Des experts militaires d’Ukraine, de Russie et de Turquie se sont rencontrés, mercredi à Istanbul, pour discuter des possibilités d’exportation de céréales au départ des ports ukrainiens sous blocus russe. La plus grande discrétion entoure la tenue de ces entretiens à huis-clos entre experts et en présence d’une délégation des Nations Unies, que le ministère turc de la Défense entend garder «confidentielles», selon les médias occidentaux.

Ces derniers notent que ni le lieu ni l’horaire de la rencontre n’ont été rendus publics par le ministère mais la délégation russe a rejoint Istanbul en fin de matinée. Beaucoup s’attendent cependant à une issue heureuse de ce face à face entre russes et ukrainiens, “en terrain neutre”, intervenant dans un contexte de hausse mondiale des prix des denrées alimentaires qui fait peser des risques de famine, en particulier en Afrique.

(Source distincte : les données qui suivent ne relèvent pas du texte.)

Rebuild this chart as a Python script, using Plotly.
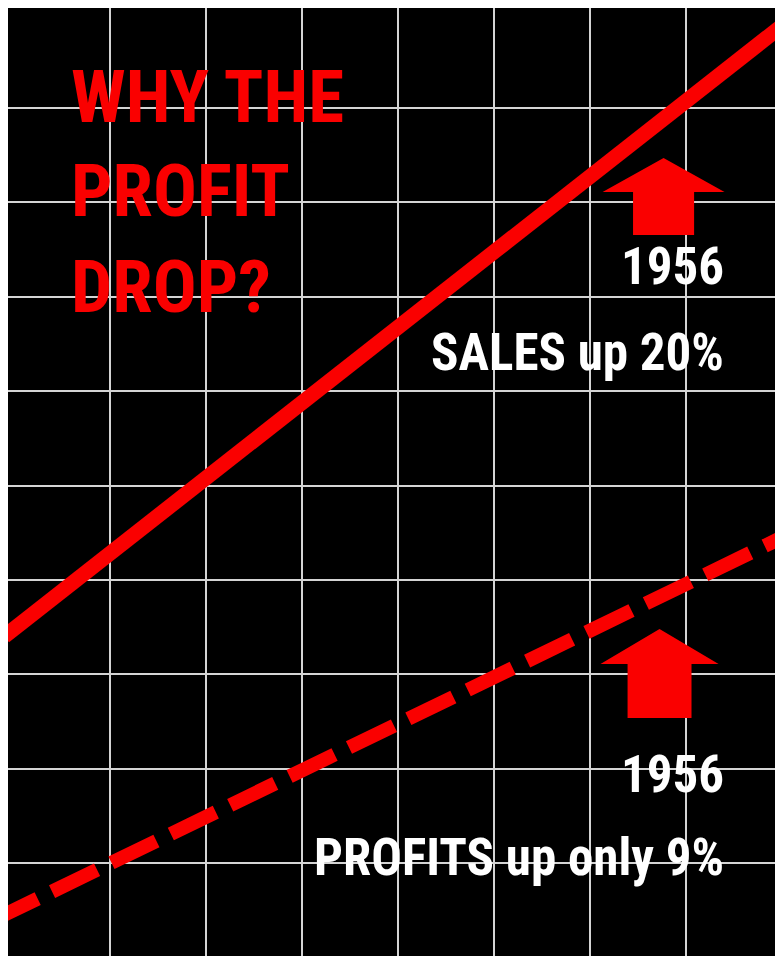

À l’issue de ces pourparlers, les présidents russe et turc doivent se retrouver à Téhéran la semaine prochaine, le 19 juillet, en marge d’un sommet sur la Syrie, qui pourrait fournir le cadre propice à l’annonce d’un accord. Des responsables turcs ont assuré disposer de 20 navires marchands qui attendent actuellement en mer Noire et pourraient être rapidement chargés de céréales ukrainiennes. Mais le doute subsiste.

La Russie a réitéré mardi son exigence de voir le chargement des navires inspectés afin d’éviter la contrebande d’armes et un engagement de Kiev à ne pas organiser de provocations. Toutefois, sur le terrain, elle n’a pas conduit d’offensive terrestre majeure depuis l’éradication des dernières poches de résistance dans la région de Lougansk, début juillet. Les analystes évoquent une «pause opérationnelle» des forces russes avant l’assaut contre les villes de Sloviansk et Kramatorsk dans l’est.